All of Emma’s quilts are completely hand-made, including piecing, applique and quilting. Her red and white quilt depicting a woman at a spinning wheel received a merit award in the 1933 Sears, Roebuck & Company’s “Century of Progress” quilt contest. In 1940 her quilts “Out Where the West Begins” and “Arizona State Flag,” both original designs, won blue ribbons. She followed that with a win in 1941 with “The Tillman Quilt” depicting a bouquet of flowers.
Emma conducted a vigorous correspondence with well-known quilters of her time, compiling all that information into scrapbooks. Those scrapbooks, many of which now reside in museums, are still consulted by researchers.
Beginning in 1941, Emma organized annual quilt events held in different locations around Prescott.
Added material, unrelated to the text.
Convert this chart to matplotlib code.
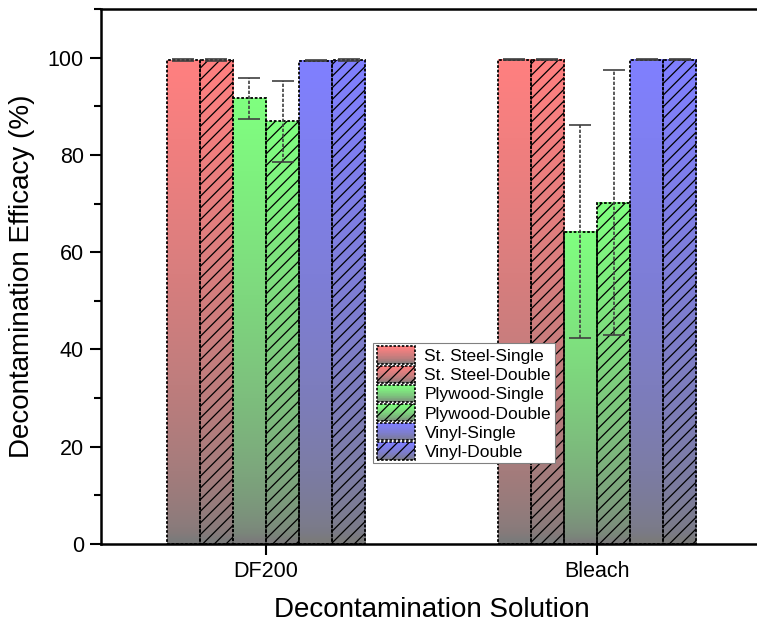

She showed her own quilts, those she purchased, and others on loan from her quilting friends from around the country. In her later years, she turned the family store into a “Happiness Museum” where she displayed her quilts and educated visitors about quiltmaking. As she neared the end of her life, her quilts moved to the Sharlot Hall Museum where she could be found discussing quilting with anyone willing to listen.
In 1984, Emma was presented with the first, and only, Arizona Quilt Artisan Award.
In remarks accepting Emma’s recognition, it was said that certain cultures believe each person dies three times. The first time is when the spirit leave the body, the second is at the funeral, and the third is when people stop talking about the departed. Given this recognition, coming 21 years after her passing, Emma Andres is still alive in the hearts and minds of Arizona quilters.